February 1997
Helen Darville, who caused a furore less than two years ago with her book The Hand That Signed the Paper, is in trouble again. While most of the uproar concerned her fake Ukrainian identity, there was also concern that she had reproduced a substantial amount of work from other writers, most notably Robyn Morgan and Thomas Keneally.
While Helen Darville’s lawyers defended this as a legitimate postmodern practice and the authors involved declined to sue the publishers, there was little doubt that Darville had, on that occasion, been a plagiarist. Still later, Brian Matthews revealed that much of a short story of Darville’s, published in the magazine Republica, had been taken word for word from a story of his. Both Matthews and Morgan publicly expressed their sense of violation and outrage.

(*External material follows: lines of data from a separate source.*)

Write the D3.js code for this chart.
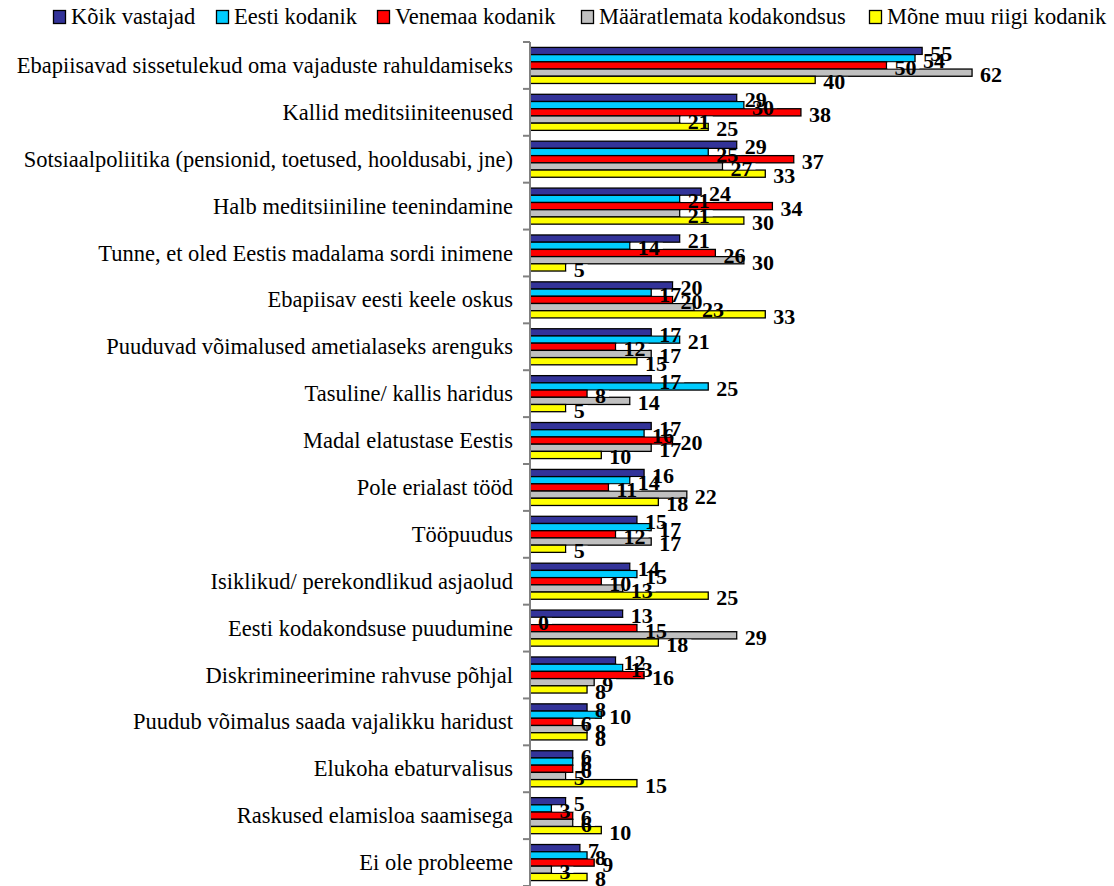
<!DOCTYPE html>
<html><head><meta charset="utf-8">
<script src="https://cdn.jsdelivr.net/npm/d3@7"></script>
<style>body{margin:0;background:#fff}svg{display:block}</style>
</head><body><svg id="c" width="1114" height="886"></svg>
<script>
const categories = [
 "Ebapiisavad sissetulekud oma vajaduste rahuldamiseks",
 "Kallid meditsiiniteenused",
 "Sotsiaalpoliitika (pensionid, toetused, hooldusabi, jne)",
 "Halb meditsiiniline teenindamine",
 "Tunne, et oled Eestis madalama sordi inimene",
 "Ebapiisav eesti keele oskus",
 "Puuduvad võimalused ametialaseks arenguks",
 "Tasuline/ kallis haridus",
 "Madal elatustase Eestis",
 "Pole erialast tööd",
 "Tööpuudus",
 "Isiklikud/ perekondlikud asjaolud",
 "Eesti kodakondsuse puudumine",
 "Diskrimineerimine rahvuse põhjal",
 "Puudub võimalus saada vajalikku haridust",
 "Elukoha ebaturvalisus",
 "Raskused elamisloa saamisega",
 "Ei ole probleeme"
];
const seriesNames = ["Kõik vastajad","Eesti kodanik","Venemaa kodanik","Määratlemata kodakondsus","Mõne muu riigi kodanik"];
const koikVastajad   = [55,29,29,24,21,20,17,17,17,16,15,14,13,12,8,6,5,7];
const eestiKodanik   = [54,30,25,21,14,17,21,25,16,14,17,15,0,13,10,6,3,8];
const venemaaKodanik = [50,38,37,34,26,20,12,8,20,11,12,10,15,16,6,6,6,9];
const maaratlemata   = [62,21,27,21,30,23,17,14,17,22,17,13,29,9,8,5,6,3];
const moneMuu        = [40,25,33,30,5,33,15,5,10,18,5,25,18,8,8,15,10,8];
const seriesValues = [koikVastajad, eestiKodanik, venemaaKodanik, maaratlemata, moneMuu];
const colors = ["#333399","#00CCFF","#FF0000","#C0C0C0","#FFFF00"];

const svg = d3.select("#c");
const x0 = 530, plotTop = 42, plotBottom = 886;
const x = d3.scaleLinear().domain([0,70]).range([x0, x0 + 70*7.13]);
const y = d3.scaleBand().domain(categories).range([plotTop,plotBottom]).paddingInner(0).paddingOuter(0);
const bw = y.bandwidth();
const barH = bw/6.5;
const padTop = (bw - 5*barH)/2;
const serif = "'Liberation Serif', 'Times New Roman', serif";

// category labels
svg.append("g").selectAll("text").data(categories).join("text")
  .attr("x", 513).attr("y", d => y(d) + bw/2 + 7.5)
  .attr("text-anchor","end")
  .attr("font-family", serif)
  .attr("font-size", 22.5).attr("fill","#000").text(d=>d);

// bars
const data = [];
categories.forEach((c,i)=>{ seriesValues.forEach((vals,s)=>{
  data.push({c, s, v: vals[i], y: y(c) + padTop + s*barH});
});});

svg.append("g").selectAll("rect").data(data).join("rect")
  .attr("x", x(0)).attr("y", d=>d.y)
  .attr("width", d=>x(d.v)-x(0)).attr("height", barH)
  .attr("fill", d=>colors[d.s]).attr("stroke","#000").attr("stroke-width",1.3);

// axis
const axisG = svg.append("g");
axisG.append("line").attr("x1",x0).attr("x2",x0).attr("y1",plotTop).attr("y2",plotBottom)
  .attr("stroke","#808080").attr("stroke-width",2);
const ticks = categories.map(c=>y(c)).concat([plotBottom]);
axisG.selectAll("line.t").data(ticks).join("line").attr("class","t")
  .attr("x1",x0-7).attr("x2",x0).attr("y1",d=>d).attr("y2",d=>d)
  .attr("stroke","#808080").attr("stroke-width",2);

// label backgrounds
svg.append("g").selectAll("rect").data(data).join("rect")
  .attr("x", d=>x(d.v)+1).attr("y", d=>d.y+0.6)
  .attr("width", d=> 8 + String(d.v).length*11 + 2).attr("height", barH-1.2)
  .attr("fill","#fff");

svg.append("g").selectAll("text").data(data).join("text")
  .attr("x", d=>x(d.v)+8).attr("y", d=>d.y + barH/2 + 9.5)
  .attr("font-family", serif).attr("font-weight","bold").attr("font-size",22)
  .attr("fill","#000").text(d=>d.v);

// legend
const legX = [53, 216, 377, 581, 869];
const leg = svg.append("g").selectAll("g").data(seriesNames).join("g")
  .attr("transform",(d,i)=>`translate(${legX[i]},0)`);
leg.append("rect").attr("x",0.5).attr("y",10.5).attr("width",12).attr("height",13)
  .attr("fill",(d,i)=>colors[i]).attr("stroke","#000").attr("stroke-width",1.3);
leg.append("text").attr("x",18).attr("y",24)
  .attr("font-family",serif).attr("font-size",22.5).attr("fill","#000").text(d=>d);
</script></body></html>
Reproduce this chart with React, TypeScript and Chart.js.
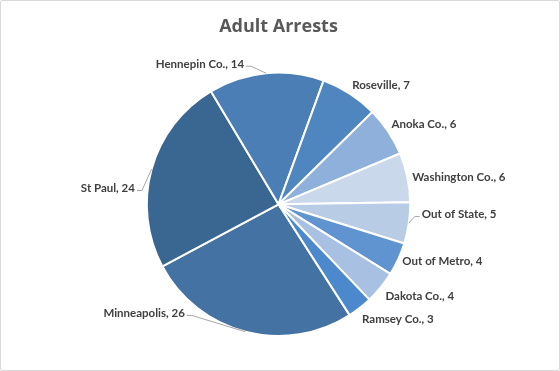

Readers of Helen Darville’s column in the Brisbane Courier Mail now know it was taken almost word for word from a piece by Dr Peter Anspach published on the internet. In a statement from her lawyers, Ms Darville says “if these lines are not part of free and public domain material as I thought I apologise for any error on my part in using material posted on the net.” This, when the site in question has a clearly posted copyright notice.
Helen Darville has now lost her job as columnist for the Courier Mail. We await further developments. She is said to be working on a second book. To echo Robyn Morgan’s response: “I wonder whose?”